In many countries, people speaking up against abuse and violations have a rational fear for their lives and wellbeing. To address this issue, UNESCO and the Government of Finland will co-host a conference on journalists´ safety the week of International Press Freedom Day, 3 May 2016.
The choice of Finland to organize such an event is no mere coincidence. When Reporters Without Borders presented its World Press Freedom Index for 2015, Finland topped the list for the fifth year in a row. And Finland´s government has taken its commitment further by making transparency and information an institutional concern, for example by making broadband access a legal right and easing the way for citizens to participate in the legislative process through online means.

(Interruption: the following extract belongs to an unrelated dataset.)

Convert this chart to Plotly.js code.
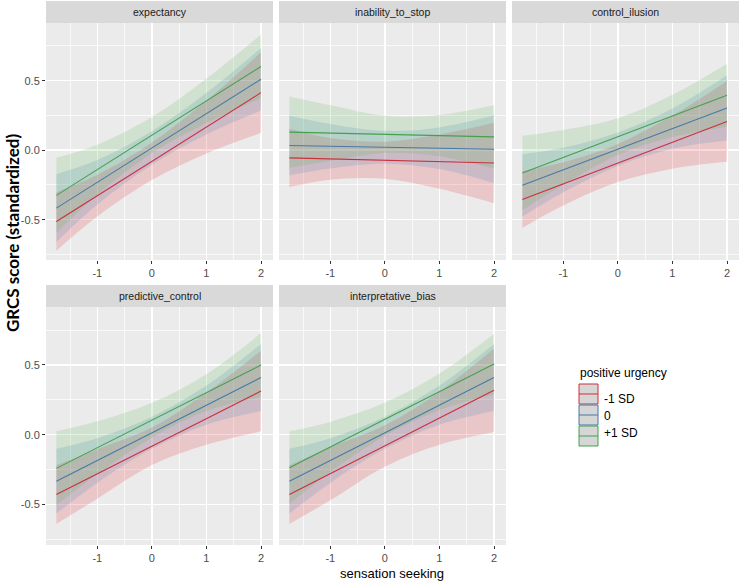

Until 1809, Finland was part of Sweden, a country that in 1766 was the first nation in the world to abolish censorship and guarantee freedom of the press. But after subsequent conquest by the Russian Empire, growing Russian patriotism demanded a closer integration of Finland and, by the end of the 19th century, harsh censorship of the press was introduced. This and other measures, including Russian promotion of the Finnish language as a way to sever the country’s longstanding cultural ties with Sweden, fueled an already growing Finnish nationalism.

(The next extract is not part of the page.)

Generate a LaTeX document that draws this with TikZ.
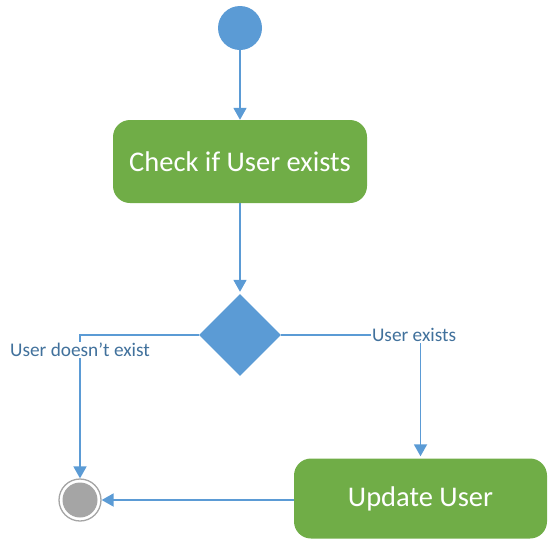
\documentclass[tikz,border=0pt]{standalone}
\usepackage{fontspec}
\setmainfont{Carlito}
\usetikzlibrary{shapes.geometric,arrows.meta}
\definecolor{ublue}{HTML}{5B9BD5}
\definecolor{ugreen}{HTML}{70AD47}
\definecolor{ulabel}{HTML}{41719C}
\definecolor{ugray}{HTML}{A5A5A5}
\tikzset{
  startnode/.style={circle,fill=ublue,minimum size=44pt,inner sep=0pt},
  actbox/.style={rectangle,rounded corners=17pt,fill=ugreen,text=white,font=\fontsize{28.5}{32}\selectfont,inner sep=0pt},
  decnode/.style={diamond,fill=ublue,minimum width=82pt,minimum height=82pt,inner sep=0pt},
  endnode/.style={circle,draw=ugray,line width=1.3pt,fill=white,minimum size=42pt,inner sep=0pt,
    path picture={\fill[ugray] (path picture bounding box.center) circle (17.5pt);}},
  flow/.style={draw=ublue,line width=1.8pt,-{Triangle[width=13pt,length=12pt]}},
  guard/.style={fill=white,text=ulabel,font=\fontsize{19.3}{22}\selectfont,inner sep=1pt}
}
\begin{document}
\begin{tikzpicture}[x=1pt,y=-1pt]
\useasboundingbox (0,0) rectangle (548,539);
\node[startnode] (start) at (240,28) {};
\node[actbox,minimum width=254pt,minimum height=83pt] (check) at (240,161.5) {Check if User exists};
\node[decnode] (dec) at (240,335) {};
\node[actbox,minimum width=253pt,minimum height=80pt] (upd) at (420.5,498.5) {Update User};
\node[endnode] (end) at (80,500) {};
\draw[flow] (start) -- (check);
\draw[flow,shorten >=2pt] (check) -- (dec);
\draw[flow] (dec.west) -| node[guard,pos=0.552] {User doesn’t exist} (end.north);
\draw[flow,shorten >=2pt] (dec.east) -| node[guard,pos=0.477] {User exists} (upd.north);
\draw[flow] (upd.west |- end) -- (end);
\end{tikzpicture}
\end{document}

When the Russian tsar abdicated in 1917, the Finnish legislature declared independence, leading to a civil war between the country’s “Reds”, led by Social Democrats, and “Whites”, led by the conservatives in the Senate. Thirty-six thousand out of a population of 3 million died. The Reds executed 1,650 civilians, while the triumphant Whites executed approximately 9,000. The war resulted in an official ban on Communism, censorship of the socialist press and an increasing integration to the Western world economy. The new constitution established that the country would be bi-lingual, with both Finnish and Swedish taught in schools and at universities.
During World War II, harsh press censorship was introduced – this time by the Finnish government itself – as the country fought two wars against the Soviet Union and the subsequently fought to drive out its former German allies in those conflicts.
The development of the current Finnish freedom of speech probably has to be considered in relation to this arduous history, particularly the difficult aftermath of the wars with the Soviet Union and, through all of it, the Finnish people´s struggle to maintain their freedom and unique character as a nation.
Today, Finland has a lively press and a thriving culture production in both languages, even if Finnish people with Swedish as a mother tongue constitute only about 5 per cent of a population of 5.4 million. Even in the Internet Age, Finns remain avid newspaper readers, ranking first in the EU with almost 500 copies sold per day per 1, 000 inhabitants, surpassed only by Japan and Norway.
During the Cold War years, Finland’s efforts to cope with is proximity to Soviet Russia had grave repercussions on freedom of speech in the country. Due to Soviet pressure, some books were withdrawn from public libraries and Finnish publishers avoided literature that could cause Soviet displeasure. For example, the Finnish translation of Solzhenitsyn´s The Gulag Archipelago was published in Sweden. On several occasions, Moscow restricted Finnish politics and vetoed its participation in the Marshall Plan.
The dissolution of the Soviet Union in 1991 led to Finland’s expanded participation in Western political and economic structures. Finland joined the EU in 1994 and the euro was introduced in 1999. Restrictions on the media were relaxed and today, probably in reaction to its previous experiences with censorship, Finland is widely recognized having the most extensive press freedom of any country.
However, the rise of anti-immigrant political sentiment, as evidenced by the rise of the Finns´ Party, has cast a pall over popular media. Now the country’s second largest party after success in this year’s elections, the Finns´ Party combines left-wing economic policies with conservative social values, as well as a heavy dose of xenophobia, euro scepticism and Islamophobia, leading it to attract nationalistic fringe groups that are vociferous in public media.
One example is the group Suomen Sisu, which has an openly crude racial approach, disguised as “ethnopluralism,” an ideology stating that ethnic groups have to be kept separated and that Swedish speaking Finns’ influence on politics and culture has to be limited and that immigration has to be radically restricted, or even halted completely.
Finland´s most popular web site Homma is spreading this message, which also accuses Finnish media of being left-leaning and eroding Finnish national pride. The Finns’ Party´s leader, Timo Soini, is currently the country´s foreign minister and vice prime minister. While the party occasionally reacts harshly to criticism in media it states that it honors freedom of the press. Even when Soini was recently was attacked by the French satirical magazine Charlie Hebdo, he stated that it was quite OK since it was an expression of the press freedom.
Nevertheless, with Finland now scheduled to host an international conference on press freedom, we should be watchful of the dangers to free expression that lurk in uninhibited nationalism and xenophobia. Nordic people often take their excellent record in human rights for granted and, in so doing, dismiss these dangers. Let’s hope that the May conference will serve as a reminder to us all that freedom of the press and of expression is something that has to be jealously guarded and vigorously protected through thick and thin.